Lakehead University’s Office of Aboriginal Initiatives invites you to join us on Thursday, Nov. 14 at 11:30 am at The Study Coffee House for Bi-Giwen: Reclaiming our Culture through Healing. A 60’s Scoop Survivor Movement.
During the 60s Scoop, over 20,000 Indigenous children in Canada were removed from their biological families, lands and culture – and trafficked across provinces, borders and overseas to be raised in non-Indigenous households.
The book Ohpikiihaakan-ohpihmeh delves into the personal and provocative narrative of Colleen Cardinal’s journey growing up in a non-Indigenous household as a 60s Scoop adoptee. Cardinal speaks frankly and intimately about instances of violence and abuse throughout her life, but this book is not a story of tragedy.

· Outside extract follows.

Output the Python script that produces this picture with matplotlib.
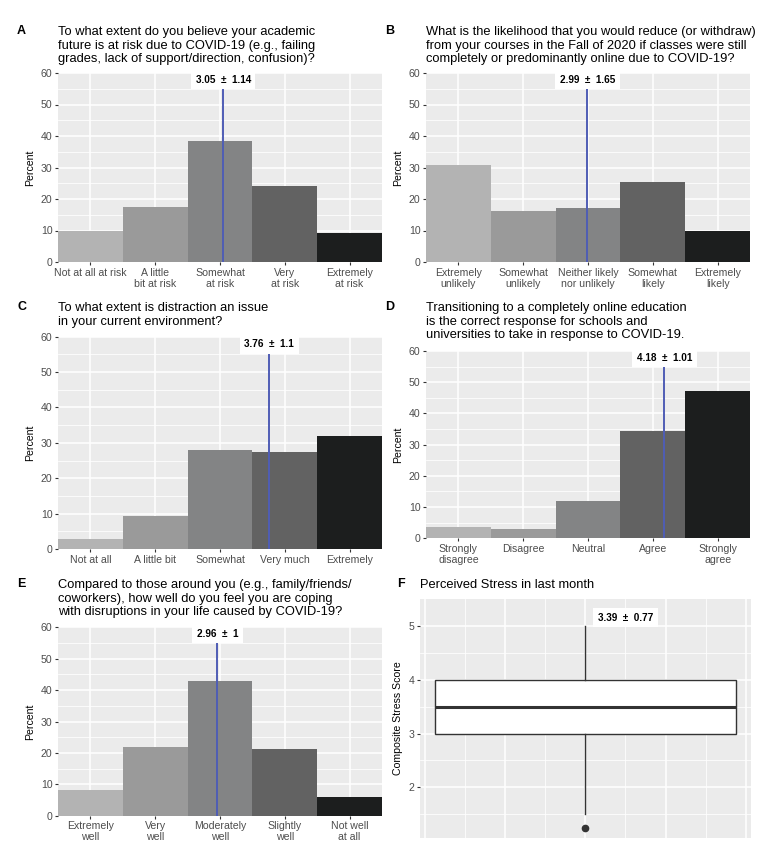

It is a story of empowerment, reclamation and, ultimately, personal reconciliation. It is a form of Indigenous resistance through truth-telling, a story that informs the narrative on missing and murdered Indigenous women, colonial violence, racism and the Indigenous child welfare system.
About the Author
Colleen Cardinal is Nehiyaw Iskwew from Onihcikiskowapowin Saddle Lake First Nation in Alberta, daughter of a residential school survivor, 60s scoop adoptee and MMIWG family member and social justice activist organizer. She is co-founder of the National Indigenous Survivors of Child Welfare Network and has successfully organized two national Indigenous Adoptee Gatherings in 2014 and 2015. Colleen is the proud mother of four grown children and enjoys spending her free time with her grandchildren.